Only in November was Ashling Murphy’s killer, named as Josef Puska, convicted of the brutal murder in co. Offaly. The tragedy adorned the front page of every newspaper in Ireland, and with public discussion arose a significant emphasis on gendered violence in Ireland. Ashling was young, a teacher, a musician- and she was also a woman, subject to violence at the hands of man she did not know.

As women we have been walking the streets with keys between our fingers, phones in our hands and often our mother’s advice of ‘keep under the streetlights’ ringing in our ears- for what feels like forever. Ask Angela posters adorn cubicle doors in bars like a cruel reminder that we are prey for men who are ‘just acting like men’. The fear of harassment, assault, rape, and murder plagues the women in all our families, so much that we don’t pay it any notice. Ashling Murphy’s murder while out running along the towpath in Tullamore was the very real manifestation of that fear; she was young, a woman- and sure she only went for a bit of exercise.

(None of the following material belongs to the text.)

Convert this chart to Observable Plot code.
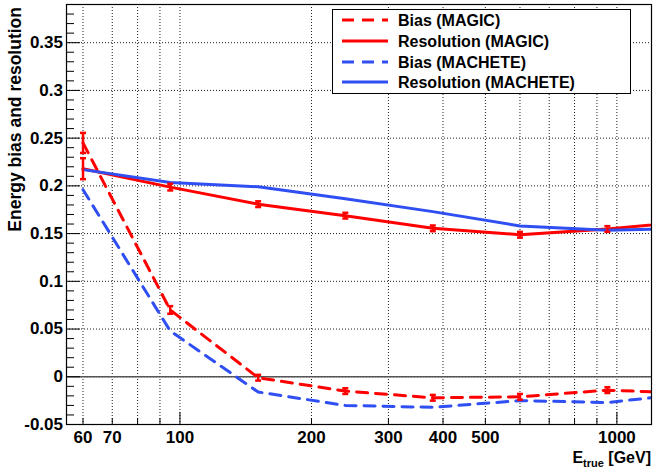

Ashling’s death bears resemblance to the murder of Sarah Everard in London the year prior: they were both women, and they were both victimised and killed after leaving their homes to go for a jog. They probably both spent evenings with a glass of wine in hand, Netflix on the TV and talk of nights out with friends, littered with the gossip alongside acknowledgement that oh no- that girl shouldn’t have walked home alone, or oh no- you should always watch your drink!

One of my good friends often laughs that she “would rather just be murdered” if someone attacked her on the street, “because the possibilities of what someone could do with me alive are far worse than dying”.

As women we are all well-versed in precautionary actions, safety on the street and what not to say to strange men in the pub. I’m sure they were too. The towpath in Tullamore was lit by streetlamps, and Sarah Everard styled a hi-vis jacket on her jogging route in the dark. Being a woman is saturated in safety advice from friends, mothers, aunts, and grandmothers.

I was lucky I grew up with brothers because I could leave the house with them feeling that I was safe. Because the only defence you have as a woman is the man by your side.

But that does not save me, or any woman, from the same fate as Ashling Murphy. Being a woman is knowing that you are at risk of violence, no matter where you are or who you’re with. As a woman it is built into you from the time you are a little girl.

For many it is before that.

Last week I heard that women who go drinking “wearing nothing” can’t expect to get home unscathed from the perils of misogyny- they’re “being irresponsible on purpose”.

Ashling Murphy’s death importantly illuminated the realities of violence against women in Ireland, understandably hitting close to home for many.

But I don’t think the lesson to be learned here is that women should be more concerned with their safety. The extent of our rigorousness when it comes to safety is enough evidence that the violence experienced by Ashling Murphy was a piece of a wider picture.

Josef Puska’s portrayal in the press focuses on the fact that he is an immigrant, yet my feet move faster, and my heart rate quickens on my walk home from work regardless of the man-behind-me’s native tongue. Comments of a sexual and intimidatory nature occupy every local pub in Ireland. The problem is a male one, not an immigrant one nor a female one.

And I know it is not all men because I share these things with my brothers- but the patriarchy has seemingly mitigated an understanding that Ashling Murphy’s murder has not rocked the world for women in Ireland. It has not brought such an awareness of gender-based violence that I feel safe, or that I can go for a run along the Lagan towpath alone.

Being a woman in the wake of her murder just feels like time is ticking before I am the next.